Deuxième partie du diptyque La mémoire de l’eau, qui nous entraîne dans un village côtier chargé (évidemment!) de mystères. On y suit une adolescente qui réussira à percer le secret d’un mystérieux gardien de phare qui, depuis une trentaine d’années, s’est éloigné de la communauté suite à un incident malheureux. Deux destinées, unies, on le devine bien, qui seront appelées à jouer un rôle majeur lors d’une effroyable tempête qui risque, si l’on ne fait rien, de détruire le village…

Si le tome 1 nous laissait sur la disparition de l’héroïne, le tome 2 nous la ramène, fort simplement. Et, s’efforce, au fil du récit, de répondre aux questions laissées en suspends dans le premier opus. Un dénouement plutôt verbeux, au niveau scénaristique, qui sans se perdre dans les détails, doit tout de même expliquer les tenants et aboutissants de la mythologie entourant le village au fil de longues pages dialoguées. Peut-être y aurait-il eu moyen de raconter le tout autrement? De mieux l’imager?

Malgré cette faiblesse, il n’en reste pas moins que le tout est bien dessiné, agréable à regarder.

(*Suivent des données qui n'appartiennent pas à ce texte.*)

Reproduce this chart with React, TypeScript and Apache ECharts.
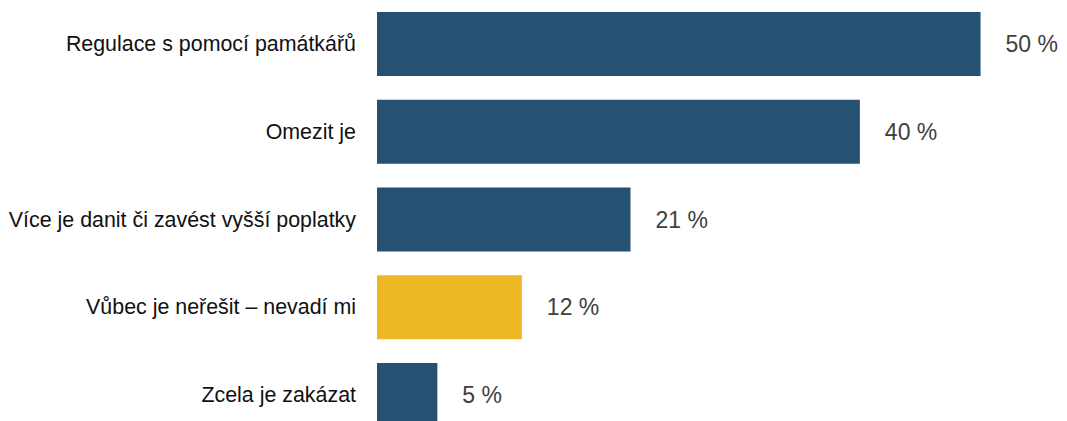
import React, { useEffect, useRef } from "react";
import * as echarts from "echarts";

const categories = [
  "Regulace s pomocí památkářů",
  "Omezit je",
  "Více je danit či zavést vyšší poplatky",
  "Vůbec je neřešit – nevadí mi",
  "Zcela je zakázat",
];
const values = [50, 40, 21, 12, 5];
const highlighted = [false, false, false, true, false];

const NAVY = "#255172";
const YELLOW = "#EDB824";

export default function App() {
  const ref = useRef<HTMLDivElement>(null);
  useEffect(() => {
    if (!ref.current) return;
    const chart = echarts.init(ref.current, undefined, { renderer: "svg" });
    chart.setOption({
      animation: false,
      grid: { left: 377, right: 14, top: -1, height: 440, containLabel: false },
      xAxis: {
        type: "value",
        min: 0,
        max: 56,
        show: false,
        splitLine: { show: false },
      },
      yAxis: {
        type: "category",
        data: categories,
        inverse: true,
        axisLine: { show: false },
        axisTick: { show: false },
        axisLabel: {
          margin: 21,
          color: "#111111",
          fontSize: 21.4,
          fontFamily: "'Liberation Sans', Arial, sans-serif",
        },
      },
      series: [
        {
          type: "bar",
          barWidth: 64,
          data: values.map((v, i) => ({
            value: v,
            itemStyle: { color: highlighted[i] ? YELLOW : NAVY },
          })),
          label: {
            show: true,
            position: "right",
            distance: 25,
            formatter: "{c} %",
            color: "#404040",
            fontSize: 23,
            fontFamily: "'Liberation Sans', Arial, sans-serif",
          },
        },
      ],
    });
    return () => chart.dispose();
  }, []);
  return (
    <div
      ref={ref}
      style={{ position: "absolute", top: 0, left: 0, width: 1067, height: 440 }}
    />
  );
}
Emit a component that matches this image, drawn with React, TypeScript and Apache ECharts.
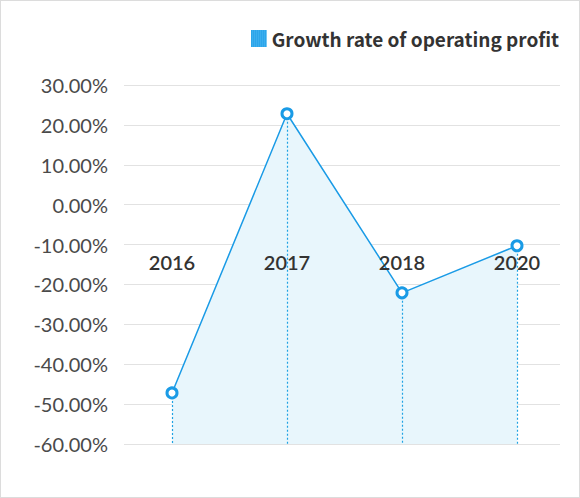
import { useEffect, useRef } from "react";
import * as echarts from "echarts";

const years = ["2016", "2017", "2018", "2020"];
const growthRate = [-47.2, 22.8, -22.1, -10.3];
const seriesName = "Growth rate of operating profit";
const yMin = -60;
const yMax = 30;
const yStep = 10;

const stripeIcon =
  "image://data:image/svg+xml;utf8," +
  encodeURIComponent(
    '<svg xmlns="http://www.w3.org/2000/svg" width="16" height="17">' +
      '<rect width="16" height="17" fill="#1a9be6"/>' +
      [1, 3, 5, 7, 9, 11, 13, 15]
        .map((x) => `<rect x="${x}" y="0" width="0.8" height="17" fill="#5cc0f5"/>`)
        .join("") +
      "</svg>",
  );

export default function App() {
  const chartRef = useRef<HTMLDivElement | null>(null);

  useEffect(() => {
    const el = chartRef.current;
    if (!el) {
      return undefined;
    }

    const chart = echarts.init(el, undefined, { renderer: "svg" });

    chart.setOption({
      animation: false,
      grid: [
        { left: 123, right: 19, top: 84, bottom: 53 },
        { left: 113.5, width: 460, top: 84, bottom: 53 },
      ],
      legend: {
        right: 15,
        top: 23,
        icon: stripeIcon,
        itemWidth: 16,
        itemHeight: 17,
        itemGap: 6,
        textStyle: {
          color: "#333",
          fontFamily: "'Noto Sans CJK KR', 'Noto Sans', sans-serif",
          fontSize: 19,
          fontWeight: "bold",
        },
        data: [seriesName],
      },
      xAxis: [
        { type: "category", gridIndex: 0, show: false, data: years },
        {
          type: "category",
          gridIndex: 1,
          data: years,
          boundaryGap: true,
          offset: -200,
          z: 10,
          axisLine: { show: false },
          axisTick: { show: false },
          axisLabel: {
            margin: 8,
            interval: 0,
            color: "#333",
            fontFamily: "Lato, sans-serif",
            fontSize: 20,
            fontWeight: 600,
          },
        },
      ],
      yAxis: [
        {
          type: "value",
          gridIndex: 0,
          min: yMin,
          max: yMax,
          interval: yStep,
          axisLine: { show: false },
          axisTick: { show: false },
          splitLine: { lineStyle: { color: "#e2e2e2", width: 1 } },
          axisLabel: {
            margin: 16,
            color: "#4a4a4a",
            fontFamily: "Lato, sans-serif",
            fontSize: 20,
            formatter: (v: number) => `${v.toFixed(2)}%`,
          },
        },
        { type: "value", gridIndex: 1, min: yMin, max: yMax, interval: yStep, show: false },
      ],
      series: [
        {
          name: seriesName,
          type: "line",
          xAxisIndex: 1,
          yAxisIndex: 1,
          data: growthRate,
          showSymbol: false,
          lineStyle: { color: "#1a9be6", width: 1.5 },
          itemStyle: { color: "#1a9be6" },
          areaStyle: { color: "#e8f6fc", opacity: 1, origin: "start" },
          markLine: {
            silent: true,
            symbol: ["none", "none"],
            label: { show: false },
            lineStyle: { color: "#1fa3e3", type: [2, 2], width: 1.2 },
            data: growthRate.map((v, i) => [
              { coord: [years[i], v] },
              { coord: [years[i], yMin] },
            ]),
          },
          z: 3,
        },
        {
          name: "points",
          type: "scatter",
          xAxisIndex: 1,
          yAxisIndex: 1,
          data: growthRate,
          symbol: "circle",
          symbolSize: 10,
          itemStyle: { color: "#ffffff", borderColor: "#1a9be6", borderWidth: 3, opacity: 1 },
          silent: true,
          z: 12,
        },
      ],
    });

    return () => {
      chart.dispose();
    };
  }, []);

  return (
    <div
      style={{
        position: "absolute",
        left: 0,
        top: 0,
        width: 580,
        height: 498,
        boxSizing: "border-box",
        border: "1px solid #dcdcdc",
        background: "#fff",
      }}
    >
      <div ref={chartRef} style={{ width: "100%", height: "100%" }} />
    </div>
  );
}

Les ambiances de cette mer, omniprésente, sont bien captées par Valérie Vernay. Calme. Houleuse. Orageuse. Le tout bien appuyé par un style semi-réaliste qui est de mise dans le contexte de ce récit quasi mythologique. Les personnages sont ronds, expressifs. L’image, facilement lisible.

On déplorera donc le côté « pédagogique » de cet opus, aux longues explications. Par contre, ceux qui avaient apprécié le premier tome y trouveront une conclusion fort correcte.